DONALD TRUMP AND THE CIVIL JUSTICE SYSTEM

December 16, 2016

Sorry to disappoint but this is not another blog bashing Donald Trump. God knows there are plenty of such blogs on the internet. Rather it is my intention to identify an observation about the President’s Elect’s modus operandi that, perhaps, those on the far left and the far right can agree upon and how it could affect the country’s civil justice system.

In theory and in practice, the civil justice system is a truth seeking process when a dispute arises between two or more citizens. Who decides what is true? Well, we don’t turn to a panel of wealthy individuals to decide nor do we turn to a panel of Mensa members to decide. We turn to 12 average citizens to serve as a jury. Each one brings to the jury box their own personal experience, values, morals and judgment.  Collectively, they come together as a representative sampling of our community and together they decide what is and is not appropriate and acceptable societal conduct.

Now, about our President Elect.  He comes to us from the world of reality television. But have we forgotten that reality TV is not reality? It’s manufactured reality. There may be no script writers but   scenes are heavily edited. There still are producers and stage designers. Reality TV actually presents someone’s subjective vision of a reality.

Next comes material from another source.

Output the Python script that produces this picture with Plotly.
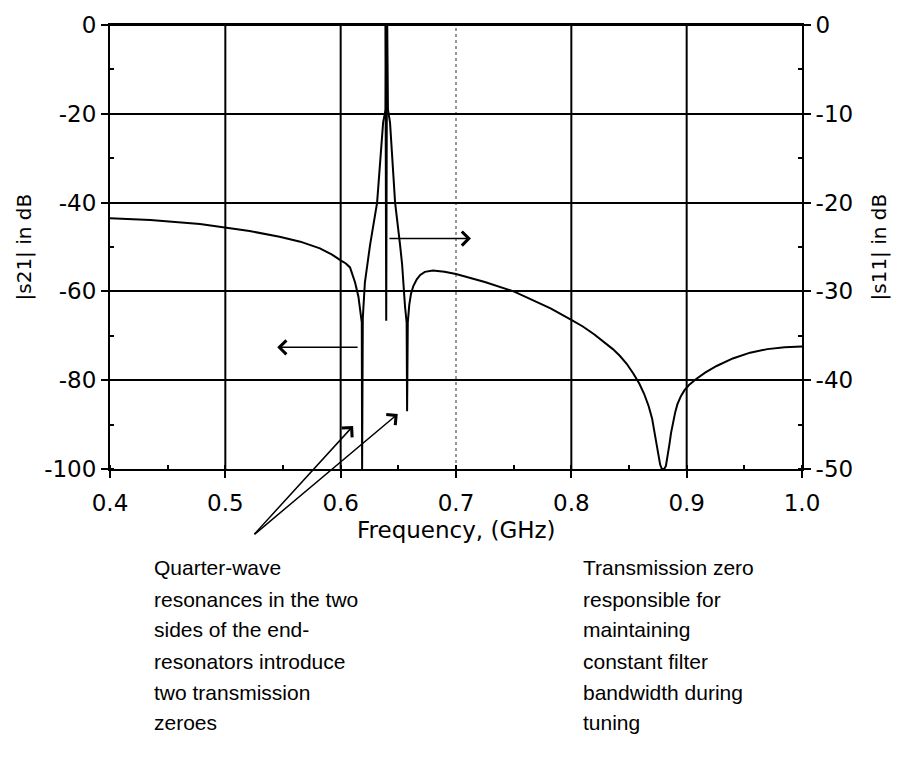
import plotly.graph_objects as go

# |S21| response of the tunable filter (left axis, dB)
freq_s21 = [0.400, 0.435, 0.478, 0.521, 0.547, 0.565, 0.582, 0.5925, 0.600, 0.6045,
            0.6081, 0.6125, 0.6154, 0.6172, 0.6183, 0.6186, 0.6192, 0.6210, 0.6255,
            0.6316, 0.6368, 0.6390, 0.6396, 0.6404, 0.6410, 0.6428, 0.6472, 0.6515,
            0.6533, 0.6558, 0.6572, 0.6576, 0.6582, 0.6595, 0.6610, 0.6630, 0.6660,
            0.6690, 0.6730, 0.6800, 0.6900, 0.700, 0.725, 0.750, 0.770, 0.782,
            0.800, 0.810, 0.820, 0.830, 0.836, 0.842, 0.848, 0.854, 0.859, 0.863,
            0.867, 0.870, 0.8725, 0.875, 0.877, 0.8785, 0.8805, 0.882, 0.8835, 0.885,
            0.8865, 0.888, 0.890, 0.892, 0.895, 0.898, 0.902, 0.908, 0.916, 0.926,
            0.940, 0.955, 0.970, 0.985, 1.000]
s21_db = [-43.5, -43.9, -44.8, -46.4, -47.7, -48.8, -50.3, -51.7, -53.0, -53.7,
          -54.6, -58.0, -61.2, -64.5, -67.0, -100.0, -66.0, -58.0, -49.5,
          -40.0, -22.0, -19.0, -0.5, -0.5, -19.0, -22.0, -40.0, -49.5,
          -54.0, -63.4, -67.0, -87.0, -67.0, -63.0, -60.5, -58.8, -57.3,
          -56.3, -55.6, -55.3, -55.6, -56.1, -57.9, -60.0, -62.3, -63.8,
          -66.4, -67.9, -69.7, -71.7, -73.0, -74.5, -76.3, -78.6, -80.8, -83.0,
          -85.8, -88.6, -92.0, -96.0, -99.0, -100.0, -100.0, -99.3, -97.3, -94.5,
          -91.8, -89.6, -87.3, -85.4, -83.6, -82.3, -81.1, -79.8, -78.3, -76.8,
          -75.1, -73.8, -73.0, -72.6, -72.4]

# |S11| response (right axis, dB)
freq_s11 = [0.400, 0.6388, 0.6395, 0.6402, 1.000]
s11_db = [0.0, 0.0, -33.3, 0.0, 0.0]

# Axis ticks
x_ticks = [0.4, 0.5, 0.6, 0.7, 0.8, 0.9, 1.0]
x_tick_text = ["0.4", "0.5", "0.6", "0.7", "0.8", "0.9", "1.0"]
y_left_ticks = [0, -20, -40, -60, -80, -100]
y_right_ticks = [0, -10, -20, -30, -40, -50]

W, H = 898, 763
L, R, T, B = 110, 96, 16, 294
PW, PH = W - L - R, H - T - B

CHART_FONT = "DejaVu Sans, sans-serif"
NOTE_FONT = "Liberation Sans, Arial, sans-serif"


def px(x):
    return (x - L) / PW


def py(y):
    return (H - B - y) / PH


fig = go.Figure()
fig.add_trace(go.Scatter(x=freq_s21, y=s21_db, mode="lines",
                         line=dict(color="black", width=2), yaxis="y",
                         hoverinfo="skip", showlegend=False))
fig.add_trace(go.Scatter(x=freq_s11, y=s11_db, mode="lines",
                         line=dict(color="black", width=2), yaxis="y2",
                         hoverinfo="skip", showlegend=False))

# vertical grid lines; the 0.7 line is faint and dotted
shapes = []
for f in x_ticks[1:-1]:
    faint = abs(f - 0.7) < 1e-9
    shapes.append(dict(type="line", xref="x", yref="paper", x0=f, x1=f, y0=0, y1=1,
                       layer="below",
                       line=dict(color="#777777" if faint else "black",
                                 width=1.5 if faint else 2,
                                 dash="dot" if faint else "solid")))

tick_font = dict(family=CHART_FONT, size=23, color="black")
axis_common = dict(showline=True, linecolor="black", linewidth=2,
                   ticks="outside", ticklen=7, tickwidth=2, tickcolor="black",
                   tickfont=tick_font, zeroline=False)

fig.update_layout(
    width=W, height=H,
    margin=dict(l=L, r=R, t=T, b=B, pad=0),
    paper_bgcolor="white", plot_bgcolor="white",
    shapes=shapes,
    xaxis=dict(range=[0.4, 1.0], tickvals=x_ticks, ticktext=x_tick_text,
               mirror=True, showgrid=False, ticklabelstandoff=5,
               minor=dict(dtick=0.05, tick0=0.4, ticks="inside", ticklen=4,
                          tickcolor="black", tickwidth=1.5, showgrid=False),
               **axis_common),
    yaxis=dict(range=[-100, 0], tickvals=y_left_ticks,
               ticktext=[str(v) for v in y_left_ticks],
               showgrid=True, gridcolor="black", gridwidth=2,
               minor=dict(dtick=10, tick0=0, ticks="inside", ticklen=4,
                          tickcolor="black", tickwidth=1.5, showgrid=False),
               **axis_common),
    yaxis2=dict(range=[-50, 0], tickvals=y_right_ticks,
                ticktext=[str(v) for v in y_right_ticks],
                overlaying="y", side="right", showgrid=False,
                minor=dict(dtick=5, tick0=0, ticks="inside", ticklen=4,
                           tickcolor="black", tickwidth=1.5, showgrid=False),
                **axis_common),
)

ann = []
ann.append(dict(text="Frequency, (GHz)", xref="paper", yref="paper",
                x=px(456), y=py(531), showarrow=False,
                font=dict(family=CHART_FONT, size=23, color="black"),
                xanchor="center", yanchor="middle"))
ytitle_font = dict(family=CHART_FONT, size=20, color="black")
ann.append(dict(text="|s21| in dB", xref="paper", yref="paper",
                x=px(24), y=py(243), showarrow=False, font=ytitle_font,
                textangle=-90, xanchor="center", yanchor="middle"))
ann.append(dict(text="|s11| in dB", xref="paper", yref="paper",
                x=px(879), y=py(243), showarrow=False, font=ytitle_font,
                textangle=-90, xanchor="center", yanchor="middle"))

arrow_style = dict(showarrow=True, text="", arrowhead=4, arrowsize=1.8,
                   arrowwidth=1.5, arrowcolor="black", standoff=0, startstandoff=0,
                   xref="x", yref="y", axref="x", ayref="y")
# direction markers: S21 read on the left axis, S11 on the right
ann.append(dict(x=0.545, y=-72.6, ax=0.616, ay=-72.6, **arrow_style))
ann.append(dict(x=0.713, y=-48.1, ax=0.641, ay=-48.1, **arrow_style))
# pointers from the notes to the transmission zeros
ann.append(dict(x=0.6108, y=-90.3, ax=0.524, ay=-115.0, **arrow_style))
ann.append(dict(x=0.6495, y=-87.6, ax=0.524, ay=-115.0, **arrow_style))
ann.append(dict(x=0.8744, y=-103.1, ax=0.8397, ay=-115.2, **arrow_style))

note_left = ["Quarter-wave", "resonances in the two", "sides of the end-",
             "resonators introduce", "two transmission", "zeroes"]
note_right = ["Transmission zero", "responsible for", "maintaining",
              "constant filter", "bandwidth during", "tuning"]
line_rows = [570, 602, 633, 665, 697, 728]
note_font = dict(family=NOTE_FONT, size=21, color="black")
for text, row in zip(note_left, line_rows):
    ann.append(dict(text=text, xref="paper", yref="paper", x=px(152), y=py(row),
                    xanchor="left", yanchor="middle", showarrow=False, font=note_font))
for text, row in zip(note_right, line_rows):
    ann.append(dict(text=text, xref="paper", yref="paper", x=px(581), y=py(row),
                    xanchor="left", yanchor="middle", showarrow=False, font=note_font))

fig.update_layout(annotations=ann)
fig.write_html("out.html")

It is now becoming evident from the Donald Trump Victory Speech Tour, that the reality of a Trump presidency that he sold to voters was actually a manufactured reality that was never going to come to fruition. He has no intention of locking Hillary up. That thing about draining the Washington D.C. swamp was just a catchy phrase someone told him to say.  And, even now, he manufactures reality when he claims he would have won the popular vote if a million illegal aliens hadn’t voted or that it was China who could have hacked the DNC.

If the populace is led to believe in a manufactured reality, then those personal values, morals, and judgments that they bring to the jury box when deciding civil cases could change. And not for the better. Fair housing and equal employment opportunities for minorities such as Muslims or Mexicans may be judged different since a manufactured reality has painted them with a broad brush of negativity. Will we be able to commit slander or libel because in a manufactured reality it is acceptable to call someone a crook or a liar?

The only place for reality TV is television.  And, whether you supported Donald Trump or not, it is important to be vigilant about fake news and not let it allow us to change our core values of decency and our sense of right, wrong and fair play.  In the future, our civil justice system will depend on that.